5. Why This Hurts More at Christmas
Christmas is already a minefield for adult children of dysfunctional families.
It brings:
• regression
• guilt
• loneliness
• obligation
• flashbacks
• emotional whiplash
• the performative version of “family togetherness” shoved down your throat
To hear Oprah and Mel Robbins suggest that stepping away is immature or unwise? It pushes people back into shame right when they’re already bracing for impact.
People who went no-contact are often spending their holidays alone, grieving a family that never existed. They don’t need billionaire reassurance that they’re doing it wrong.
They need compassion.
Permission.
Understanding.
They need language for what they survived.

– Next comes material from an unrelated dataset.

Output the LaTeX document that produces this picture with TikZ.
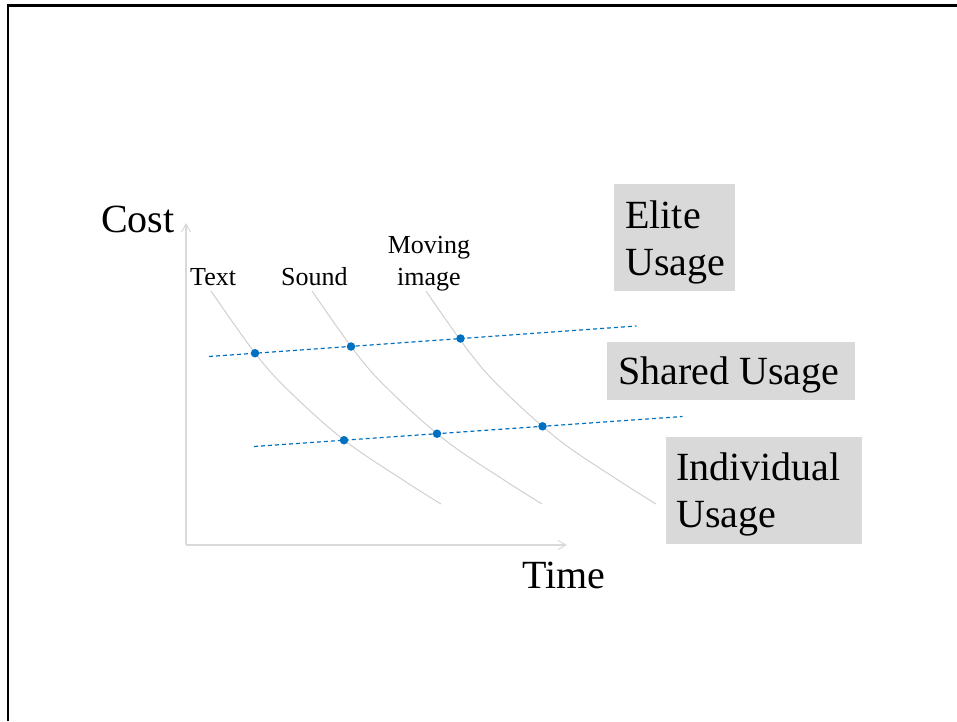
\documentclass[tikz,border=0pt]{standalone}
\usepackage{fontspec}
\setmainfont{Liberation Serif}
\usetikzlibrary{arrows.meta}
\definecolor{boxgray}{HTML}{D9D9D9}
\definecolor{axisgray}{HTML}{D9D9D9}
\definecolor{curvegray}{HTML}{D0D0D0}
\definecolor{dotblue}{HTML}{0070C0}
\begin{document}
\begin{tikzpicture}[x=1pt,y=-1pt,
  bigtext/.style={font=\fontsize{40}{47}\selectfont, inner sep=0pt, anchor=base west, align=left},
  smalltext/.style={font=\fontsize{26}{32}\selectfont, inner sep=0pt},
  axisline/.style={draw=axisgray, line width=1.5pt, -{Straight Barb[length=8pt,width=9pt,line width=1pt]}},
  curveline/.style={draw=curvegray, line width=1pt},
  usagebox/.style={fill=boxgray, draw=none},
  dotnode/.style={circle, fill=dotblue, inner sep=0pt, minimum size=8.5pt},
  dashline/.style={draw=dotblue, line width=1.2pt, dash pattern=on 4pt off 3pt},
  frameline/.style={draw=black, line width=2.3pt}
]
\useasboundingbox (0,0) rectangle (957,721);
% slide frame
\draw[frameline] (8.3,721) -- (8.3,5.4) -- (957,5.4);

% axes
\coordinate (origin) at (186,545);
\coordinate (ytip) at (186,223);
\coordinate (xtip) at (567,545);
\draw[axisline] (origin) -- (ytip);
\draw[axisline] (origin) -- (xtip);
\node[bigtext] (cost) at (101,232) {Cost};
\node[bigtext] (time) at (522,588) {Time};

% curves
\foreach \dx in {0,101,215}{
  \draw[curveline, shift={(\dx,0)}] plot[smooth, tension=0.6] coordinates
    {(211,291) (255,353) (288,390) (344,440) (403,480) (441,504)};
}

% curve labels (multi-line nodes: base = last line)
\node[smalltext, anchor=base west] (textlbl) at (190,285) {Text};
\node[smalltext, anchor=base west] (soundlbl) at (281,285) {Sound};
\node[smalltext, anchor=base, align=center] (movinglbl) at (429,285) {Moving\\image};

% dashed usage lines
\coordinate (ta) at (209,356.5);
\coordinate (tb) at (636.5,326);
\coordinate (ba) at (254,446.5);
\coordinate (bb) at (682.5,416.5);
\draw[dashline] (ta) -- (tb);
\draw[dashline] (ba) -- (bb);

% dots
\node[dotnode] (t1) at (255,353.2) {};
\node[dotnode] (t2) at (351,346.5) {};
\node[dotnode] (t3) at (460.5,338.5) {};
\node[dotnode] (b1) at (344,440.2) {};
\node[dotnode] (b2) at (437,433.7) {};
\node[dotnode] (b3) at (542.5,426.3) {};

% usage boxes
\path[usagebox] (614,184) rectangle (735,291);
\path[usagebox] (607,342) rectangle (855,400);
\path[usagebox] (666,437) rectangle (862,544);
\node[bigtext] (elite) at (625,275.5) {Elite\\Usage};
\node[bigtext] (shared) at (618,384) {Shared Usage};
\node[bigtext] (indiv) at (676,527) {Individual\\Usage};
\end{tikzpicture}
\end{document}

6. The Truth: You Don’t Owe Your Parents Access to You
Not if they were cruel.
Not if they were neglectful.
Not if they denied your reality.
Not if they harmed your mental health.
Not if they punish boundaries.
Not if they stand between you and the person you’re trying to become.
You owe them honesty, not obedience.
Distance, not destruction.
Self-respect, not self-sacrifice.
And sometimes the most loving thing you can do - for yourself, for your future children, for your lineage - is to end the cycle.
7. For the Ones Choosing Distance This Christmas
If you’ve gone no contact:
You are not cruel. You are not dramatic. You are not trend-chasing. You are not betraying anyone. You are doing what your parents never did. You are protecting a child.
This time, that child is you.
And that is not weakness. That is generational strength.
Closing Thought
No-contact is not a trend. It’s a grief.
A rupture. A funeral for a family that never existed.
But it is also a beginning.
Because when you leave the home that harmed you, you finally create space to build the home you deserved all along.
You are not heartless. You are healing.
And you are allowed to choose the life that keeps you alive.